Purtroppo, ormai è chiaro, la situazione del Covid in Italia sta rapidamente peggiorando.
Le infezioni quotidiane sono salite del 77% nell’ultimo mese. I ricoverati oggi sono quasi 22mila, dieci giorni fa erano duemila in meno. Quelli in terapia intensiva sono aumentati, nell’ultimo mese, del 60% in Toscana, del 32% in Lombardia, del 20% in Emilia-Romagna.
Le varianti, più contagiose, hanno ormai largamente superato il virus originario.
Insomma, la situazione è cambiata.
Il governo Draghi è entrato in carica da tre settimane e sarebbe quindi ingeneroso attribuirgli troppe responsabilità. Però emerge con chiarezza che accanto alla strategia vaccinale, che è di lungo termine, non c’è una strategia di prevenzione e di anticipo sul breve, cioè fino a quando i vaccini non inizieranno a ridurre i contagi.
Ogni sforzo è proiettato verso il dopodomani, ma intanto si è creato il grande buco: un mese, un mese e mezzo di buco, fino ad almeno fine marzo metà aprile.

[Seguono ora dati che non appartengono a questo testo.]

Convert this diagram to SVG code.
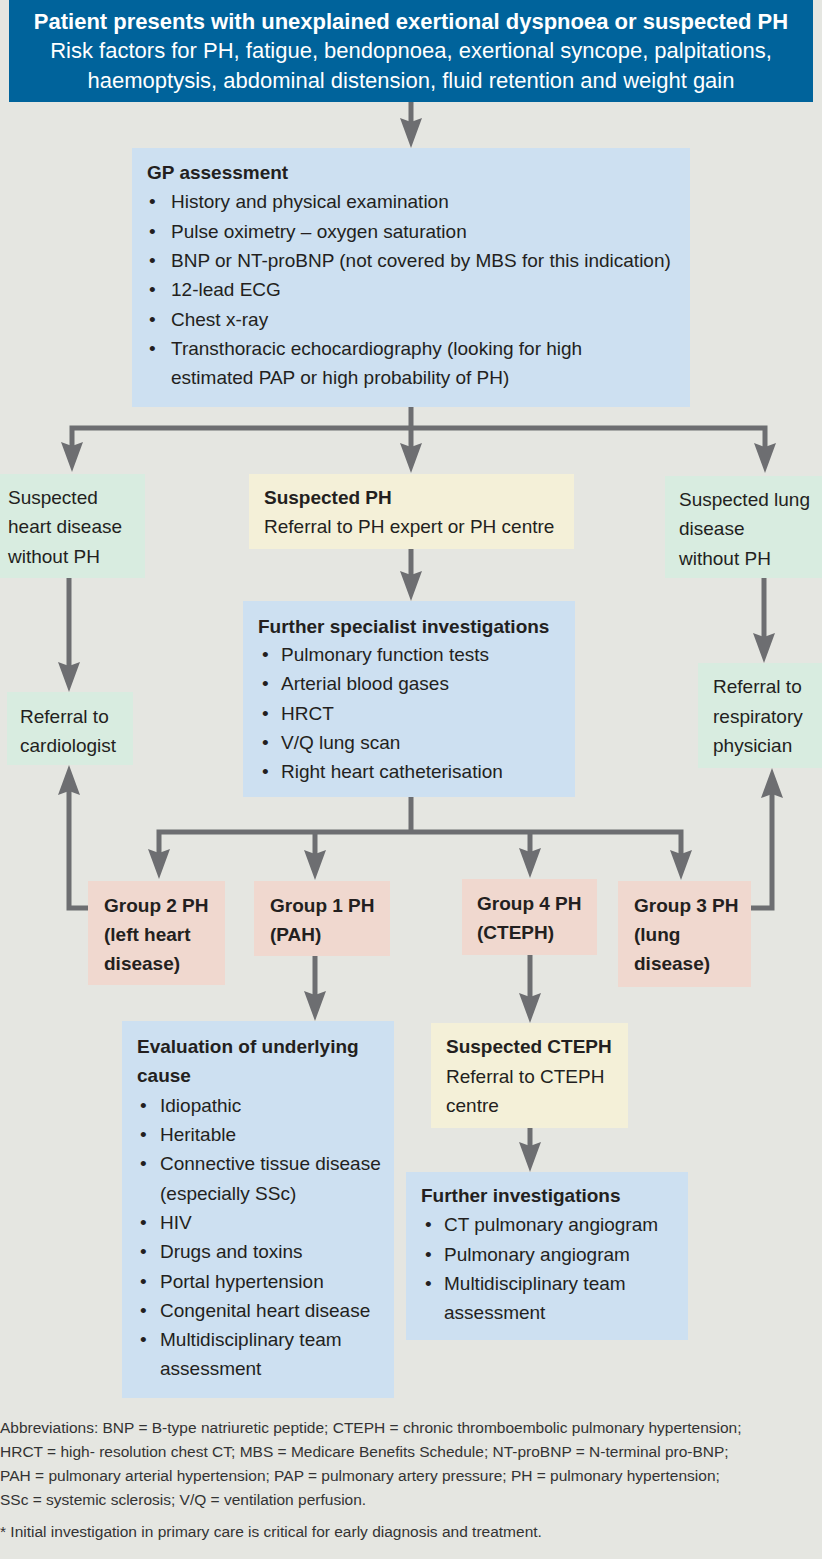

Così siamo finiti in una nuova emergenza, in una nuova angoscia.
Angoscia che viene accresciuta, e non diminuita, dall’assenza ostinata del capo del governo, una scelta di assenza che non è più comunicativa ma è sostanziale, perché nei momenti bui chi governa ha il dovere di mettere la faccia, di dire ai cittadini quello che sta succedendo e di dire quello che sta facendo per evitare il peggio oggi, non solo tra due mesi.
All’estero lo fanno tutti, da Macron a Johnson, da Merkel a Biden, che ha parlato agli americani giusto ieri notte. Siamo solo noi ad avere, nel momento più difficile, un potere totalmente muto e invisibile.